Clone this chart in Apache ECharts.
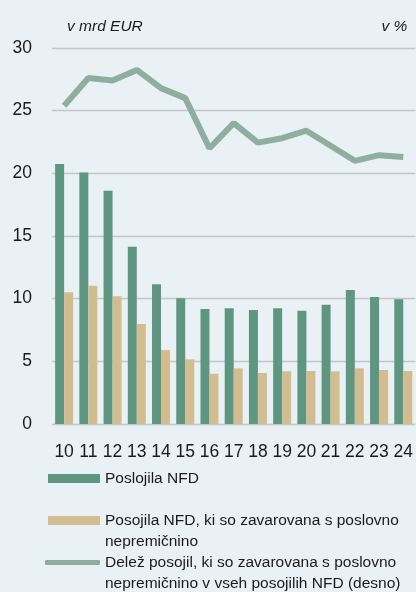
<!DOCTYPE html>
<html>
<head>
<meta charset="utf-8">
<script src="https://cdn.jsdelivr.net/npm/echarts@6/dist/echarts.min.js"></script>
<style>
  html, body { margin: 0; padding: 0; background: #e9f1f4; }
  #chart { width: 416px; height: 592px; }
</style>
</head>
<body>
<div id="chart"></div>
<script>
// leta (2010-2024)
var years = ['10', '11', '12', '13', '14', '15', '16', '17', '18', '19', '20', '21', '22', '23', '24'];
// v mrd EUR
var loansNFD = [20.75, 20.06, 18.62, 14.15, 11.15, 10.03, 9.18, 9.23, 9.10, 9.23, 9.04, 9.52, 10.70, 10.14, 9.95];
var loansCRE = [10.52, 11.04, 10.20, 7.98, 5.90, 5.16, 4.01, 4.44, 4.07, 4.20, 4.23, 4.20, 4.44, 4.31, 4.23];
// v % (desno)
var shareCRE = [50.8, 55.2, 54.8, 56.5, 53.6, 52.0, 44.0, 48.0, 44.9, 45.6, 46.8, 44.4, 42.0, 42.9, 42.6];
var leftTicks = [0, 30, 5];
var rightTicks = [0, 60, 10];

var nameNFD = 'Poslojila NFD';
var nameCRE = 'Posojila NFD, ki so zavarovana s poslovno nepremičnino';
var nameShare = 'Delež posojil, ki so zavarovana s poslovno nepremičnino v vseh posojilih NFD (desno)';

var font = '"Liberation Sans", Arial, sans-serif';

var myChart = echarts.init(document.getElementById('chart'));
var option = {
    backgroundColor: '#e9f1f4',
    animation: false,
    grid: {
        left: 52,
        right: 0,
        top: 48,
        bottom: 168,
        containLabel: false
    },
    legend: [{
        data: [nameNFD],
        left: 48,
        top: 468,
        padding: 0,
        icon: 'rect',
        itemWidth: 52,
        itemHeight: 9,
        textStyle: { fontFamily: font, fontSize: 15.5, color: '#1a1a1a', lineHeight: 21 }
    }, {
        data: [nameCRE],
        left: 48,
        top: 489,
        padding: 0,
        icon: 'rect',
        itemWidth: 52,
        itemHeight: 9,
        formatter: function () {
            // prazna prva vrstica: ikona ostane ob prvi vrstici besedila
            return '\nPosojila NFD, ki so zavarovana s poslovno\nnepremičnino';
        },
        textStyle: { fontFamily: font, fontSize: 15.5, color: '#1a1a1a', lineHeight: 21 }
    }, {
        data: [nameShare],
        left: 45,
        top: 531,
        padding: 0,
        icon: 'roundRect',
        itemWidth: 55,
        itemHeight: 5,
        formatter: function () {
            return '\nDelež posojil, ki so zavarovana s poslovno\nnepremičnino v vseh posojilih NFD (desno)';
        },
        textStyle: { fontFamily: font, fontSize: 15.5, color: '#1a1a1a', lineHeight: 21 }
    }],
    xAxis: {
        type: 'category',
        data: years,
        axisLine: { show: false },
        axisTick: { show: false },
        axisLabel: {
            interval: 0,
            margin: 19,
            fontFamily: font,
            fontSize: 17.5,
            color: '#1a1a1a'
        }
    },
    yAxis: [{
        type: 'value',
        min: leftTicks[0],
        max: leftTicks[1],
        interval: leftTicks[2],
        name: 'v mrd EUR',
        nameLocation: 'end',
        nameGap: 21,
        nameTextStyle: {
            fontFamily: font,
            fontStyle: 'italic',
            fontSize: 15.5,
            color: '#1a1a1a',
            align: 'left',
            verticalAlign: 'middle',
            padding: [0, 0, 0, 15]
        },
        axisLine: { show: false },
        axisTick: { show: false },
        axisLabel: {
            margin: 20,
            fontFamily: font,
            fontSize: 17.5,
            color: '#1a1a1a'
        },
        splitLine: { lineStyle: { color: '#c4c6c8', width: 1.3 } }
    }, {
        type: 'value',
        position: 'right',
        min: rightTicks[0],
        max: rightTicks[1],
        interval: rightTicks[2],
        name: 'v %',
        nameLocation: 'end',
        nameGap: 21,
        nameTextStyle: {
            fontFamily: font,
            fontStyle: 'italic',
            fontSize: 15.5,
            color: '#1a1a1a',
            align: 'right',
            verticalAlign: 'middle',
            padding: [0, 8, 0, 0]
        },
        axisLine: { show: false },
        axisTick: { show: false },
        axisLabel: { show: false },
        splitLine: { show: false }
    }],
    series: [{
        name: nameNFD,
        type: 'bar',
        data: loansNFD,
        barWidth: 9,
        barGap: '0%',
        itemStyle: { color: '#5e9682' }
    }, {
        name: nameCRE,
        type: 'bar',
        data: loansCRE,
        barWidth: 9,
        itemStyle: { color: '#d1bd8f' }
    }, {
        name: nameShare,
        type: 'line',
        yAxisIndex: 1,
        data: shareCRE,
        symbol: 'none',
        lineStyle: { color: '#8fae9f', width: 6 },
        itemStyle: { color: '#8fae9f' }
    }]
};
myChart.setOption(option);
</script>
</body>
</html>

###

**What you have to do**
Retype everything in the material word for word, minus pictures.

**Written reply**
Clone this chart in Apache ECharts.
<!DOCTYPE html>
<html>
<head>
<meta charset="utf-8">
<script src="https://cdn.jsdelivr.net/npm/echarts@6/dist/echarts.min.js"></script>
<style>
  html, body { margin: 0; padding: 0; background: #e9f1f4; }
  #chart { width: 416px; height: 592px; }
</style>
</head>
<body>
<div id="chart"></div>
<script>
// leta (2010-2024)
var years = ['10', '11', '12', '13', '14', '15', '16', '17', '18', '19', '20', '21', '22', '23', '24'];
// v mrd EUR
var loansNFD = [20.75, 20.06, 18.62, 14.15, 11.15, 10.03, 9.18, 9.23, 9.10, 9.23, 9.04, 9.52, 10.70, 10.14, 9.95];
var loansCRE = [10.52, 11.04, 10.20, 7.98, 5.90, 5.16, 4.01, 4.44, 4.07, 4.20, 4.23, 4.20, 4.44, 4.31, 4.23];
// v % (desno)
var shareCRE = [50.8, 55.2, 54.8, 56.5, 53.6, 52.0, 44.0, 48.0, 44.9, 45.6, 46.8, 44.4, 42.0, 42.9, 42.6];
var leftTicks = [0, 30, 5];
var rightTicks = [0, 60, 10];

var nameNFD = 'Poslojila NFD';
var nameCRE = 'Posojila NFD, ki so zavarovana s poslovno nepremičnino';
var nameShare = 'Delež posojil, ki so zavarovana s poslovno nepremičnino v vseh posojilih NFD (desno)';

var font = '"Liberation Sans", Arial, sans-serif';

var myChart = echarts.init(document.getElementById('chart'));
var option = {
    backgroundColor: '#e9f1f4',
    animation: false,
    grid: {
        left: 52,
        right: 0,
        top: 48,
        bottom: 168,
        containLabel: false
    },
    legend: [{
        data: [nameNFD],
        left: 48,
        top: 468,
        padding: 0,
        icon: 'rect',
        itemWidth: 52,
        itemHeight: 9,
        textStyle: { fontFamily: font, fontSize: 15.5, color: '#1a1a1a', lineHeight: 21 }
    }, {
        data: [nameCRE],
        left: 48,
        top: 489,
        padding: 0,
        icon: 'rect',
        itemWidth: 52,
        itemHeight: 9,
        formatter: function () {
            // prazna prva vrstica: ikona ostane ob prvi vrstici besedila
            return '\nPosojila NFD, ki so zavarovana s poslovno\nnepremičnino';
        },
        textStyle: { fontFamily: font, fontSize: 15.5, color: '#1a1a1a', lineHeight: 21 }
    }, {
        data: [nameShare],
        left: 45,
        top: 531,
        padding: 0,
        icon: 'roundRect',
        itemWidth: 55,
        itemHeight: 5,
        formatter: function () {
            return '\nDelež posojil, ki so zavarovana s poslovno\nnepremičnino v vseh posojilih NFD (desno)';
        },
        textStyle: { fontFamily: font, fontSize: 15.5, color: '#1a1a1a', lineHeight: 21 }
    }],
    xAxis: {
        type: 'category',
        data: years,
        axisLine: { show: false },
        axisTick: { show: false },
        axisLabel: {
            interval: 0,
            margin: 19,
            fontFamily: font,
            fontSize: 17.5,
            color: '#1a1a1a'
        }
    },
    yAxis: [{
        type: 'value',
        min: leftTicks[0],
        max: leftTicks[1],
        interval: leftTicks[2],
        name: 'v mrd EUR',
        nameLocation: 'end',
        nameGap: 21,
        nameTextStyle: {
            fontFamily: font,
            fontStyle: 'italic',
            fontSize: 15.5,
            color: '#1a1a1a',
            align: 'left',
            verticalAlign: 'middle',
            padding: [0, 0, 0, 15]
        },
        axisLine: { show: false },
        axisTick: { show: false },
        axisLabel: {
            margin: 20,
            fontFamily: font,
            fontSize: 17.5,
            color: '#1a1a1a'
        },
        splitLine: { lineStyle: { color: '#c4c6c8', width: 1.3 } }
    }, {
        type: 'value',
        position: 'right',
        min: rightTicks[0],
        max: rightTicks[1],
        interval: rightTicks[2],
        name: 'v %',
        nameLocation: 'end',
        nameGap: 21,
        nameTextStyle: {
            fontFamily: font,
            fontStyle: 'italic',
            fontSize: 15.5,
            color: '#1a1a1a',
            align: 'right',
            verticalAlign: 'middle',
            padding: [0, 8, 0, 0]
        },
        axisLine: { show: false },
        axisTick: { show: false },
        axisLabel: { show: false },
        splitLine: { show: false }
    }],
    series: [{
        name: nameNFD,
        type: 'bar',
        data: loansNFD,
        barWidth: 9,
        barGap: '0%',
        itemStyle: { color: '#5e9682' }
    }, {
        name: nameCRE,
        type: 'bar',
        data: loansCRE,
        barWidth: 9,
        itemStyle: { color: '#d1bd8f' }
    }, {
        name: nameShare,
        type: 'line',
        yAxisIndex: 1,
        data: shareCRE,
        symbol: 'none',
        lineStyle: { color: '#8fae9f', width: 6 },
        itemStyle: { color: '#8fae9f' }
    }]
};
myChart.setOption(option);
</script>
</body>
</html>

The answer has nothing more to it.